When converting materials to HTML is not possible or feasible post a link to the materials, or scan and covert the documents to PDF or Flash files. The following sections provide guidelines for accomplishing this task.
Many major database systems like ProQuest and Ebsco, offer durable links to their article content. If you have ever cut and pasted the URL of an article onto a web page or course page, chances are that 24 hours or later that link no longer worked. These links, usually very lengthy, are dynamic and are created on the fly as the article database posts the document into the browser window. Durable links, on the other hand, last many months or years. Obtaining the durable link for a specific article will vary across database systems, but once had, the durable link can be cut and pasted on a Blackboard resource page. To access the article students simply click on the link and the article will appear in the course page. The example below and/or the reference librarians will explain how to obtain a durable link within a database – and which ones make it possible. A key advantage to this technique is that since most libraries are already paying for copyright clearance through its subscriptions to the databases, simply creating a link back to the article in a licensed database raises no copyright infringement concerns. Do keep in mind that students wanting to access the readings from off-campus will need a valid database ID and password to view an article.
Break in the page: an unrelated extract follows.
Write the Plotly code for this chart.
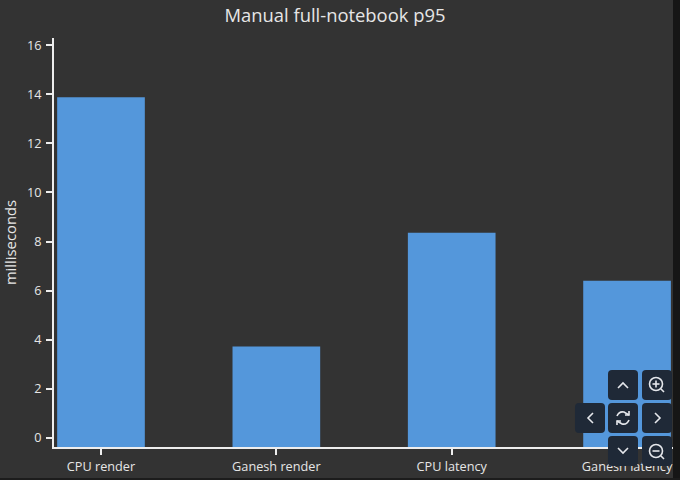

Once articles have been located in the database, follow the procedure provided for obtaining or creating and posting the durable link.
Once the durable link has been added to the course site, when students click on the link to the article, it will appear in the course software interface, as shown here.
This makes it convenient for students to access the articles you want them to read without requiring them to search them on their own or for you to print them out and distribute them.